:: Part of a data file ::
(begin)

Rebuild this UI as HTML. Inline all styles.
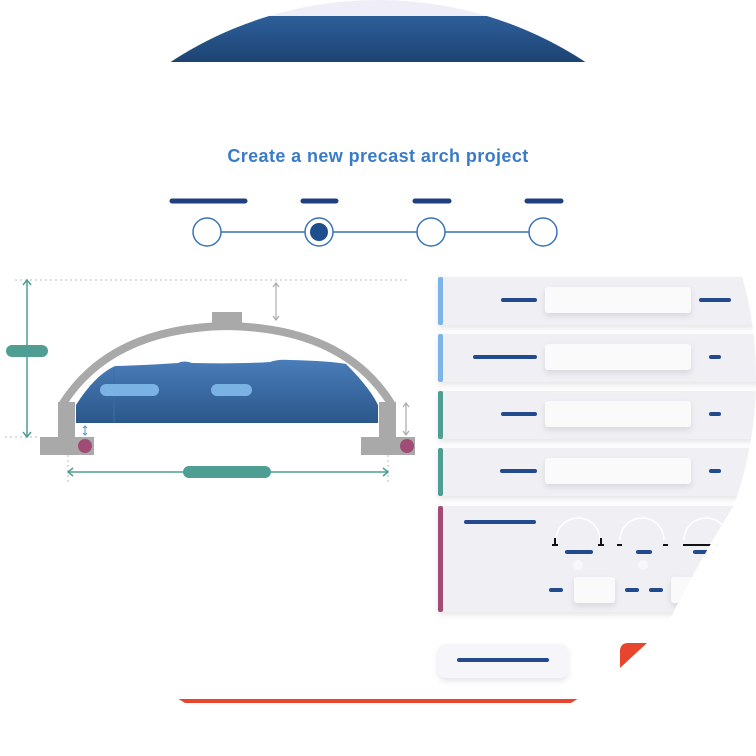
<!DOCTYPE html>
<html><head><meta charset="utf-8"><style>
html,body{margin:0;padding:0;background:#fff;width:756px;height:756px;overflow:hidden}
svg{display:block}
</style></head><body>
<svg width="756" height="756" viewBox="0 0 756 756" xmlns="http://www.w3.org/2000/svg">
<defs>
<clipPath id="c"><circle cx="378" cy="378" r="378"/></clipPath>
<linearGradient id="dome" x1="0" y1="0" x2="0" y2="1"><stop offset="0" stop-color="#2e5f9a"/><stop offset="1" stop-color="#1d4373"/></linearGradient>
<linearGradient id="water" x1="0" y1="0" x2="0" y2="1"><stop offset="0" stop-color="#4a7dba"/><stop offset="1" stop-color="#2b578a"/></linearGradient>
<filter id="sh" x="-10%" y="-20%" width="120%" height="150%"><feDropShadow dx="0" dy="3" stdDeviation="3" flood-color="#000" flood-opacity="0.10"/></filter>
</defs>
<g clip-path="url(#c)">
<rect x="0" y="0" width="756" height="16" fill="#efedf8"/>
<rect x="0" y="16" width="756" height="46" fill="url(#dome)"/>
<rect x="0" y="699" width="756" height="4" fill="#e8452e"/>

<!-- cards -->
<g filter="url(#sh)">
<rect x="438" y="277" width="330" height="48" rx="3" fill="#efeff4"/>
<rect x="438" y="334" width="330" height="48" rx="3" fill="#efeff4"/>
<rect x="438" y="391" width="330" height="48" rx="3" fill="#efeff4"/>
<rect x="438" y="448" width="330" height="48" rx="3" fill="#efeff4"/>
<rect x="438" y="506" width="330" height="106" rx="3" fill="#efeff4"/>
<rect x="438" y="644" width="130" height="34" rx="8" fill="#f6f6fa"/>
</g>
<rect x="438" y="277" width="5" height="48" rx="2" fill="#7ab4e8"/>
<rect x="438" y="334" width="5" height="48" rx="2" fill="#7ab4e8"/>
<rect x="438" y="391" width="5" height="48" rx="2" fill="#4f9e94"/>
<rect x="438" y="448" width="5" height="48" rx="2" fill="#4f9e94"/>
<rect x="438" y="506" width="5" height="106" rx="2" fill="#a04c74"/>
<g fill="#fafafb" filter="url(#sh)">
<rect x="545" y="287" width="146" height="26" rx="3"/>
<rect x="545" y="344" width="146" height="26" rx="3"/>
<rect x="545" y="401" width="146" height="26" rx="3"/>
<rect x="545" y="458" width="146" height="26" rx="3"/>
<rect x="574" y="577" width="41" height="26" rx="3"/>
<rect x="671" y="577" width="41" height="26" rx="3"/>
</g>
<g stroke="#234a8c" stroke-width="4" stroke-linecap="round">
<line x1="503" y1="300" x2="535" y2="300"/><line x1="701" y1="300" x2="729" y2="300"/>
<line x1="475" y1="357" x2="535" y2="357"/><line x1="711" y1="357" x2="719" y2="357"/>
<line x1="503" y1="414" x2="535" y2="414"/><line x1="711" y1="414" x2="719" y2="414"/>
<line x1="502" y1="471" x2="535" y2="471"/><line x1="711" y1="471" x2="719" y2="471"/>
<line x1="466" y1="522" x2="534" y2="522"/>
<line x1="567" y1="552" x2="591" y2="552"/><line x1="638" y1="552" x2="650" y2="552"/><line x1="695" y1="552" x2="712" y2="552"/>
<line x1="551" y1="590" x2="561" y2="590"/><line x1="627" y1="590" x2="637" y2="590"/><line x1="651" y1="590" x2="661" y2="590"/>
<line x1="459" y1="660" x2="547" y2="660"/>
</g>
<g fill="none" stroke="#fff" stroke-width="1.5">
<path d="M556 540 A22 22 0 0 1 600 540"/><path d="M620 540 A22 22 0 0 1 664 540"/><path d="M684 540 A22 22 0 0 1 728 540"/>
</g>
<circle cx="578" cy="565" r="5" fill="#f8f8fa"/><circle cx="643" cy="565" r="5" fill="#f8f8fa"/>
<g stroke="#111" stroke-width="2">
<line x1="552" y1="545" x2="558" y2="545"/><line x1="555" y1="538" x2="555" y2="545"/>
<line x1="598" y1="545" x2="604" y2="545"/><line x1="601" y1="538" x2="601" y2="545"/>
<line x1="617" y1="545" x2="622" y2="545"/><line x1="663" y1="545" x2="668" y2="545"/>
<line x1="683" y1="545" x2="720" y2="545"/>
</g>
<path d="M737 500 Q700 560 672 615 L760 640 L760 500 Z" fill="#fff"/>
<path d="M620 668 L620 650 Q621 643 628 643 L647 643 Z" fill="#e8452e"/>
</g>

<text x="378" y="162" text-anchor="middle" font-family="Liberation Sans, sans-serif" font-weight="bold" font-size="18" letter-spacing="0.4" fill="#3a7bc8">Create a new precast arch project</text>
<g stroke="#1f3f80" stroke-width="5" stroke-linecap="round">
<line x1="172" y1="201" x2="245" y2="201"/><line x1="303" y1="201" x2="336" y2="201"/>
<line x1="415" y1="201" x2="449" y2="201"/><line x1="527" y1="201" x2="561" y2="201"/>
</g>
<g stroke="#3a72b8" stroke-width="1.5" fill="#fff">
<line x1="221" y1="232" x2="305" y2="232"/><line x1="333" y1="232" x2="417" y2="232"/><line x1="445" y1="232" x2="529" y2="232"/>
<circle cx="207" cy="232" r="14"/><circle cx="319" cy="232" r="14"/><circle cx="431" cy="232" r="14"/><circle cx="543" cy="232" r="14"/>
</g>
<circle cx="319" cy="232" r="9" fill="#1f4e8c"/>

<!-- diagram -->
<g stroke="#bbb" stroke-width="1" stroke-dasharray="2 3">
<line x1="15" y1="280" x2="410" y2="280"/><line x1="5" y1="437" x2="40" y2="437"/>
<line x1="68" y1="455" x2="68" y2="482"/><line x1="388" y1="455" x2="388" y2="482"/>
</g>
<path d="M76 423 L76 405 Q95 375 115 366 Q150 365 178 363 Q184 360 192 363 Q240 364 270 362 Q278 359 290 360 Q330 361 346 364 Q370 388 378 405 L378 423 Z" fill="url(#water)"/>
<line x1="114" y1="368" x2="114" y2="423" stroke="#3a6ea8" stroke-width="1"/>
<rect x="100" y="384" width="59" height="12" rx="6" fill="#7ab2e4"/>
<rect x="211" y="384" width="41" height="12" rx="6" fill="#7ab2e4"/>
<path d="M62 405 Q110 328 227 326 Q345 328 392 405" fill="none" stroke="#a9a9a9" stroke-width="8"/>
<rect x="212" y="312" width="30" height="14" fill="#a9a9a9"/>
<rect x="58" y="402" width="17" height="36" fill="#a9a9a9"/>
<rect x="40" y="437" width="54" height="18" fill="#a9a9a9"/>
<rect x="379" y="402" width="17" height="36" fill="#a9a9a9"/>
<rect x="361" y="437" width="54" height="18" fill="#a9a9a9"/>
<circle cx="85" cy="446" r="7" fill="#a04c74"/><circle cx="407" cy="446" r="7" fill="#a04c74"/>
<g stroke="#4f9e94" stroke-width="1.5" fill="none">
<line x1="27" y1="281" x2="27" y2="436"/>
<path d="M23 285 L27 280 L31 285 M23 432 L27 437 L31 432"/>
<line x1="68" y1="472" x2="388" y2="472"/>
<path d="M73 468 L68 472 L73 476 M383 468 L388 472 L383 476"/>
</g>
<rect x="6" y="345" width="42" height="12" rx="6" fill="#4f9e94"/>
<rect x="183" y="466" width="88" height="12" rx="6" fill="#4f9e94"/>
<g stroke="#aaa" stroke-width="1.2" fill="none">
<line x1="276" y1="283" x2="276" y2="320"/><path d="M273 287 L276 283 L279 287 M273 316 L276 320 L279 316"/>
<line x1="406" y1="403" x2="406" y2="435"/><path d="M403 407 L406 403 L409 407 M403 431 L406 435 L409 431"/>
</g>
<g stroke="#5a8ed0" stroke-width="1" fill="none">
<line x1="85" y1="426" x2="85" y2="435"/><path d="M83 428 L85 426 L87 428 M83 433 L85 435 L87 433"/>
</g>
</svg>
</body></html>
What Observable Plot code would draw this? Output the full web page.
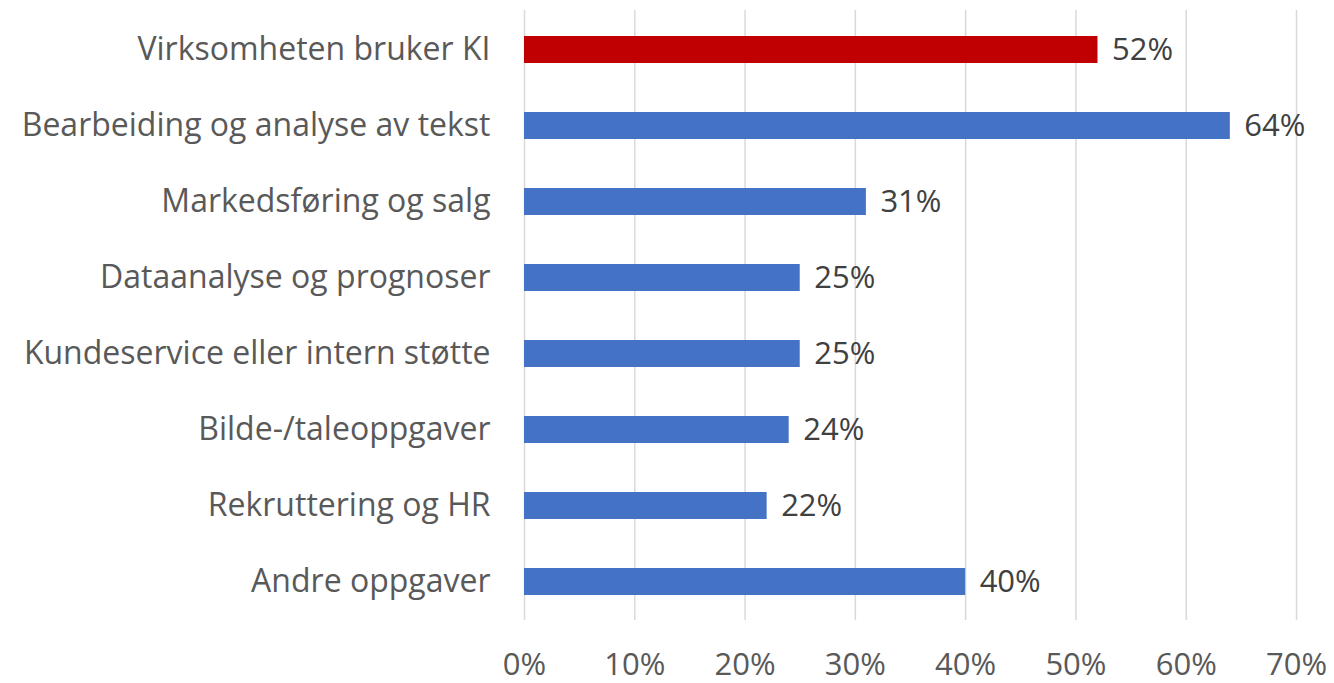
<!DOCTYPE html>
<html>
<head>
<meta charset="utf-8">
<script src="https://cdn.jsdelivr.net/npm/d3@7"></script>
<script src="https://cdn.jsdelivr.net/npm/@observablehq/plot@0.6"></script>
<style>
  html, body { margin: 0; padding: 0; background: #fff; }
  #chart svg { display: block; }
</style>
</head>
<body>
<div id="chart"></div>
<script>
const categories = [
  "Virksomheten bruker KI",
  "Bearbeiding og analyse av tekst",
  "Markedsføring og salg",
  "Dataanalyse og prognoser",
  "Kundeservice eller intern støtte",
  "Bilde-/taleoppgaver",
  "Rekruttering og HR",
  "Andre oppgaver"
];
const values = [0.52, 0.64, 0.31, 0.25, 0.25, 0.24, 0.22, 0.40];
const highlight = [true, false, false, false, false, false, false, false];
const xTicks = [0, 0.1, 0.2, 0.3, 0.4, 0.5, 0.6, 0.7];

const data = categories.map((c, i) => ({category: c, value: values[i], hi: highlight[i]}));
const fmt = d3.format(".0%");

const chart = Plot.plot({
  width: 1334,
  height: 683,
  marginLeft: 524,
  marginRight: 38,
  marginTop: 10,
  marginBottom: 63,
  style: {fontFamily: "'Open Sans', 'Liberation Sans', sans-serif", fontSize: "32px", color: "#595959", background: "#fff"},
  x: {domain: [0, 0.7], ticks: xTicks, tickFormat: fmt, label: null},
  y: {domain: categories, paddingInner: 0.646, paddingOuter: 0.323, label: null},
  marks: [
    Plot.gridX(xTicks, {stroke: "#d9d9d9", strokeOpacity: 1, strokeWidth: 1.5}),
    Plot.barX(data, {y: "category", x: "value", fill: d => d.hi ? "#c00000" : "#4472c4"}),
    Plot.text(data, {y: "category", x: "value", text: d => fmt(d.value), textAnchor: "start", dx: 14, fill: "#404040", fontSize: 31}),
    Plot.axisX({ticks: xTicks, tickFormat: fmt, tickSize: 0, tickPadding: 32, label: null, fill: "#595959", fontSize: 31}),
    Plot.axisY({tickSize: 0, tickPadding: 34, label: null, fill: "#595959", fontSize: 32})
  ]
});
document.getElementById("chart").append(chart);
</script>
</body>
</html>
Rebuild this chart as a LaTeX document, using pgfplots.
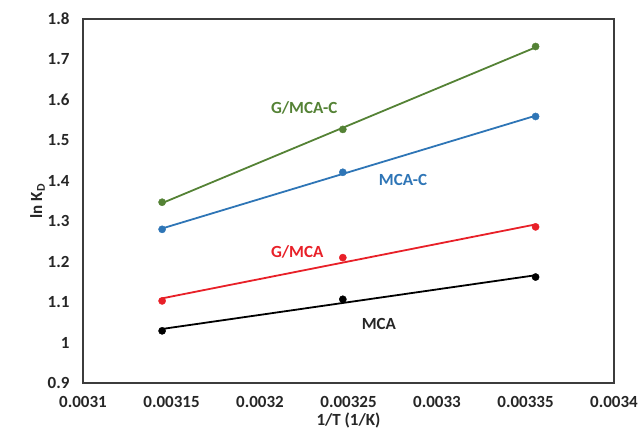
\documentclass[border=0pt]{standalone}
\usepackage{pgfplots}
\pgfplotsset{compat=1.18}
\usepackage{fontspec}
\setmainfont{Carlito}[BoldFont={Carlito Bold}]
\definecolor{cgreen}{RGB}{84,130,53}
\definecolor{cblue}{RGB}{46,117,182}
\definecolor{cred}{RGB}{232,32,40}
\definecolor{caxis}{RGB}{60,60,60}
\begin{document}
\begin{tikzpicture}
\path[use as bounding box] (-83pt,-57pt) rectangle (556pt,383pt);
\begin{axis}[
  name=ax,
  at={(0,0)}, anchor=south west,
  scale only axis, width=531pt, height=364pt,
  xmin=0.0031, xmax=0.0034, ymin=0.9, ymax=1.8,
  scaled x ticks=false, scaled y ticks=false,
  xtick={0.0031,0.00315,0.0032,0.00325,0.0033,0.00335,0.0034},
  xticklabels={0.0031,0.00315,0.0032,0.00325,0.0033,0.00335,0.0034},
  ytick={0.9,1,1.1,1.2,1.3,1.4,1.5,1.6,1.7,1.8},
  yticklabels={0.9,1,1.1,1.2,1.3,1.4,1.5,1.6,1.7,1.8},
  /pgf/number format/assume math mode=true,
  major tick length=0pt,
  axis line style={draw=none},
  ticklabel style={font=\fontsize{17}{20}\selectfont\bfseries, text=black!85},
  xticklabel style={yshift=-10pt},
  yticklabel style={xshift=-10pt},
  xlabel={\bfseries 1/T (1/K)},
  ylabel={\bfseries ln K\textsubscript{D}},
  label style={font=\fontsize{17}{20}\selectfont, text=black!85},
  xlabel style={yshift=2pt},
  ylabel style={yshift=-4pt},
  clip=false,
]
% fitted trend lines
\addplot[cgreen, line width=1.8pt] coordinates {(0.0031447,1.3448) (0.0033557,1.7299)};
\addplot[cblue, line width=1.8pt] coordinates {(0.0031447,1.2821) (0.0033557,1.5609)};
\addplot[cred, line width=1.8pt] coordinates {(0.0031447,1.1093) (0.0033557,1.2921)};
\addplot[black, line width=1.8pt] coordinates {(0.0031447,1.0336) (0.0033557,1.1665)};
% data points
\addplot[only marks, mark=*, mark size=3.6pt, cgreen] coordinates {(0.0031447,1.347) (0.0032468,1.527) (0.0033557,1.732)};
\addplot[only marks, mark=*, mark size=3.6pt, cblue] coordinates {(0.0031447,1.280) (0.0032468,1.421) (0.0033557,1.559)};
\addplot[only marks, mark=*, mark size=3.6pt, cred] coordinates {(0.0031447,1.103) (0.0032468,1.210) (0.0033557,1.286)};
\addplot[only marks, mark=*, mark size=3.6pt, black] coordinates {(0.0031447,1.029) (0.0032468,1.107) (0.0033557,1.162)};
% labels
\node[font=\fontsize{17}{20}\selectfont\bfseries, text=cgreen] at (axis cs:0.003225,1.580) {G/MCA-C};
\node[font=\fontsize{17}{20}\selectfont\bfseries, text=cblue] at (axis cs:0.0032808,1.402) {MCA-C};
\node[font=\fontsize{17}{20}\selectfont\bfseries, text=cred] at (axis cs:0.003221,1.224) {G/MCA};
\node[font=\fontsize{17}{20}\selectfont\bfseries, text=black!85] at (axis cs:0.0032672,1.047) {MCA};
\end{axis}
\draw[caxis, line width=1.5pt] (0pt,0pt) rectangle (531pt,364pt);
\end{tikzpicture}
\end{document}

(end)

:: What you will do ::
Go through the data and gather every line that holds "chart".

:: Correct result ::
  #chart svg { display: block; }
<div id="chart"></div>
const chart = Plot.plot({
document.getElementById("chart").append(chart);
Rebuild this chart as a LaTeX document, using pgfplots.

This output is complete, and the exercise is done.